Exercise description :: Skipping all pictures, set down the lines of the listing from the first through the one with "(c5) at (42,1229)".

Available data ::
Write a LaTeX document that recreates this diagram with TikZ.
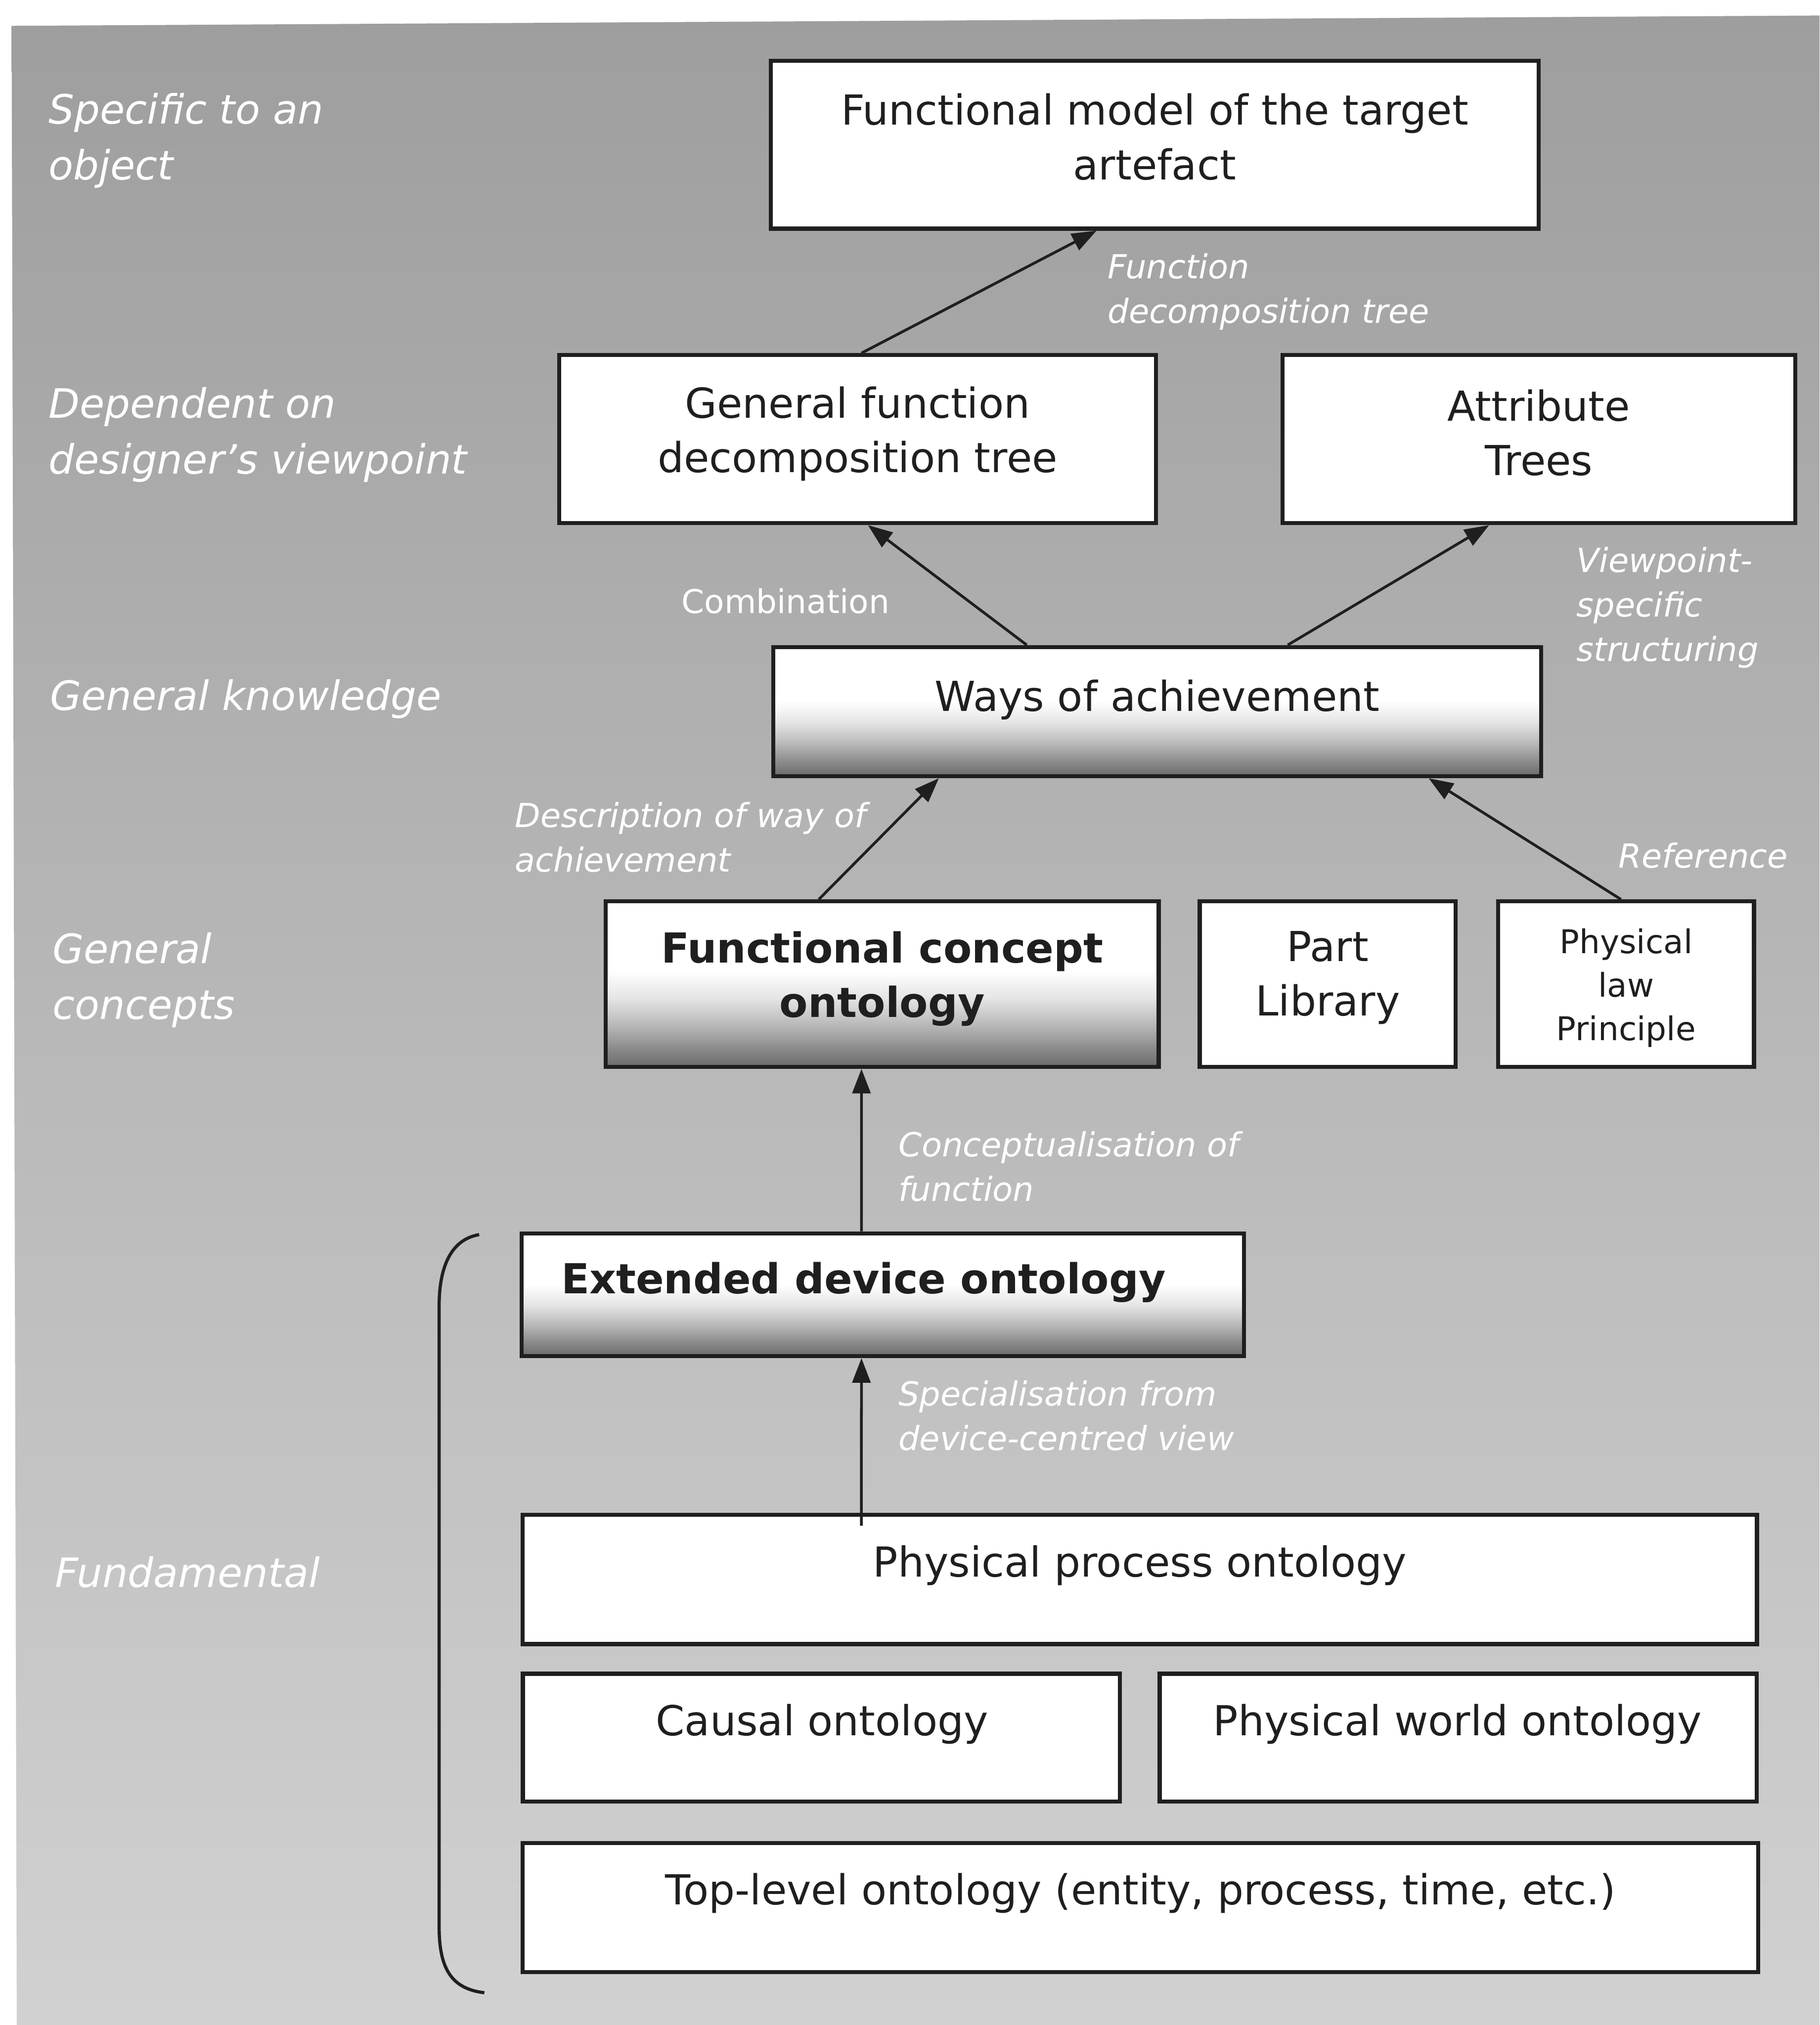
\documentclass[tikz,border=0pt]{standalone}
\usepackage{fontspec}
\setmainfont{DejaVu Sans}
\usetikzlibrary{arrows.meta,calc}

\definecolor{bgtop}{gray}{0.62}
\definecolor{bgbot}{gray}{0.82}
\definecolor{ink}{gray}{0.12}
% white on top, darkening towards the bottom edge of the box
\pgfdeclareverticalshading{boxgrad}{100bp}{color(0bp)=(black!58); color(25bp)=(black!58); color(30bp)=(black!47); color(37.5bp)=(black!28); color(46bp)=(black!10); color(54bp)=(white); color(100bp)=(white)}

\begin{document}
\begin{tikzpicture}[x=0.01cm, y=-0.01cm,
  box/.style={draw=ink, line width=0.9pt, fill=white, inner sep=0pt},
  gbox/.style={box, shading=boxgrad},
  boxtxt/.style={align=center, text=ink, inner sep=0pt, font=\fontsize{9.1}{12}\selectfont},
  smalltxt/.style={boxtxt, font=\fontsize{7.2}{9.6}\selectfont},
  side/.style={anchor=base west, align=left, text=white, inner sep=0pt, font=\fontsize{8.9}{12.3}\selectfont\itshape},
  edgetxt/.style={anchor=base west, align=left, text=white, inner sep=0pt, font=\fontsize{7.3}{9.8}\selectfont\itshape},
  arr/.style={draw=ink, line width=0.6pt, -{Triangle[length=0.19cm,width=0.14cm]}},
  bracket/.style={draw=ink, line width=0.7pt}
]
\useasboundingbox (0,0) rectangle (1409,1568);

% page and grey panel
\fill[white] (0,0) rectangle (1409,1568);
\shade[top color=bgtop, bottom color=bgbot] (9,20) -- (1409,12) -- (1409,1568) -- (13,1568) -- cycle;

% level captions (positioned by the baseline of their last line)
\node[side] (c1) at (37,139) {Specific to an\\object};
\node[side] (c2) at (37,367) {Dependent on\\designer’s viewpoint};
\node[side] (c3) at (38,550) {General knowledge};
\node[side] (c4) at (40,789) {General\\concepts};
\node[side] (c5) at (42,1229) {Fundamental};

% boxes
\node[box, minimum width=5.94cm, minimum height=1.30cm] (fm) at (894,112) {};
\node[box, minimum width=4.62cm, minimum height=1.30cm] (gfd) at (664,340) {};
\node[box, minimum width=3.97cm, minimum height=1.30cm] (at) at (1191.5,340) {};
\node[gbox, minimum width=5.94cm, minimum height=1.00cm] (wa) at (896,551) {};
\node[gbox, minimum width=4.28cm, minimum height=1.28cm] (fco) at (683,762) {};
\node[box, minimum width=1.98cm, minimum height=1.28cm] (pl) at (1028,762) {};
\node[box, minimum width=1.98cm, minimum height=1.28cm] (plp) at (1259,762) {};
\node[gbox, minimum width=5.59cm, minimum height=0.95cm] (edo) at (683.5,1002.5) {};
\node[box, minimum width=9.55cm, minimum height=1.00cm] (ppo) at (882.5,1223) {};
\node[box, minimum width=4.62cm, minimum height=0.99cm] (co) at (636,1345.5) {};
\node[box, minimum width=4.62cm, minimum height=0.99cm] (pwo) at (1129,1345.5) {};
\node[box, minimum width=9.56cm, minimum height=1.00cm] (tlo) at (883,1477) {};

% box texts
\node[boxtxt] (fmt) at (894,106) {Functional model of the target\\artefact};
\node[boxtxt] (gfdt) at (664,336) {General function\\decomposition tree};
\node[boxtxt] (att) at (1191.5,335) {Attribute\\Trees};
\node[boxtxt] (wat) at (896,542) {Ways of achievement};
\node[boxtxt, font=\fontsize{9.1}{12}\selectfont\bfseries] (fcot) at (683,758) {Functional concept\\ontology};
\node[boxtxt] (plt) at (1028,757) {Part\\Library};
\node[smalltxt] (plpt) at (1259,765) {Physical\\law\\Principle};
\node[boxtxt, font=\fontsize{9.1}{12}\selectfont\bfseries] (edot) at (668.5,993) {Extended device ontology};
\node[boxtxt] (ppot) at (882.5,1212) {Physical process ontology};
\node[boxtxt] (cot) at (636.5,1335) {Causal ontology};
\node[boxtxt] (pwot) at (1128.5,1335) {Physical world ontology};
\node[boxtxt] (tlot) at (883,1466) {Top-level ontology (entity, process, time, etc.)};

% relations
\draw[arr] ([xshift=0.03cm]gfd.north) -- ([xshift=-0.45cm]fm.south);
\draw[arr] ([xshift=-1.01cm]wa.north) -- ([xshift=0.08cm]gfd.south);
\draw[arr] ([xshift=1.01cm]wa.north) -- ([xshift=-0.385cm]at.south);
\draw[arr] ([xshift=-0.49cm]fco.north) -- ([xshift=-1.69cm]wa.south);
\draw[arr] ([xshift=-0.04cm]plp.north) -- ([xshift=2.10cm]wa.south);
\draw[arr] ([xshift=-0.165cm]edo.north) -- ([xshift=-0.16cm]fco.south);
\draw[arr] ([xshift=-2.155cm,yshift=-0.10cm]ppo.north) -- ([xshift=-0.165cm]edo.south);

% relation captions (positioned by the baseline of their last line)
\node[edgetxt] (l1) at (857,250) {Function\\decomposition tree};
\node[edgetxt, font=\fontsize{7.2}{9.8}\selectfont] (l2) at (527,475) {Combination};
\node[edgetxt] (l3) at (1220,512) {Viewpoint-\\specific\\structuring};
\node[edgetxt] (l4) at (398,675) {Description of way of\\achievement};
\node[edgetxt, anchor=base east] (l5) at (1385,672) {Reference};
\node[edgetxt] (l6) at (695,930) {Conceptualisation of\\function};
\node[edgetxt] (l7) at (695,1123) {Specialisation from\\device-centred view};

% bracket grouping the fundamental ontologies
\coordinate (bt) at (371,956);
\coordinate (bb) at (375,1543);
\draw[bracket] (bt) .. controls (347,960) and (340,985) .. (340,1011) -- (340,1492) .. controls (340,1525) and (350,1540) .. (bb);
\end{tikzpicture}
\end{document}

Task answer ::
Write a LaTeX document that recreates this diagram with TikZ.
\documentclass[tikz,border=0pt]{standalone}
\usepackage{fontspec}
\setmainfont{DejaVu Sans}
\usetikzlibrary{arrows.meta,calc}

\definecolor{bgtop}{gray}{0.62}
\definecolor{bgbot}{gray}{0.82}
\definecolor{ink}{gray}{0.12}
% white on top, darkening towards the bottom edge of the box
\pgfdeclareverticalshading{boxgrad}{100bp}{color(0bp)=(black!58); color(25bp)=(black!58); color(30bp)=(black!47); color(37.5bp)=(black!28); color(46bp)=(black!10); color(54bp)=(white); color(100bp)=(white)}

\begin{document}
\begin{tikzpicture}[x=0.01cm, y=-0.01cm,
  box/.style={draw=ink, line width=0.9pt, fill=white, inner sep=0pt},
  gbox/.style={box, shading=boxgrad},
  boxtxt/.style={align=center, text=ink, inner sep=0pt, font=\fontsize{9.1}{12}\selectfont},
  smalltxt/.style={boxtxt, font=\fontsize{7.2}{9.6}\selectfont},
  side/.style={anchor=base west, align=left, text=white, inner sep=0pt, font=\fontsize{8.9}{12.3}\selectfont\itshape},
  edgetxt/.style={anchor=base west, align=left, text=white, inner sep=0pt, font=\fontsize{7.3}{9.8}\selectfont\itshape},
  arr/.style={draw=ink, line width=0.6pt, -{Triangle[length=0.19cm,width=0.14cm]}},
  bracket/.style={draw=ink, line width=0.7pt}
]
\useasboundingbox (0,0) rectangle (1409,1568);

% page and grey panel
\fill[white] (0,0) rectangle (1409,1568);
\shade[top color=bgtop, bottom color=bgbot] (9,20) -- (1409,12) -- (1409,1568) -- (13,1568) -- cycle;

% level captions (positioned by the baseline of their last line)
\node[side] (c1) at (37,139) {Specific to an\\object};
\node[side] (c2) at (37,367) {Dependent on\\designer’s viewpoint};
\node[side] (c3) at (38,550) {General knowledge};
\node[side] (c4) at (40,789) {General\\concepts};
\node[side] (c5) at (42,1229) {Fundamental};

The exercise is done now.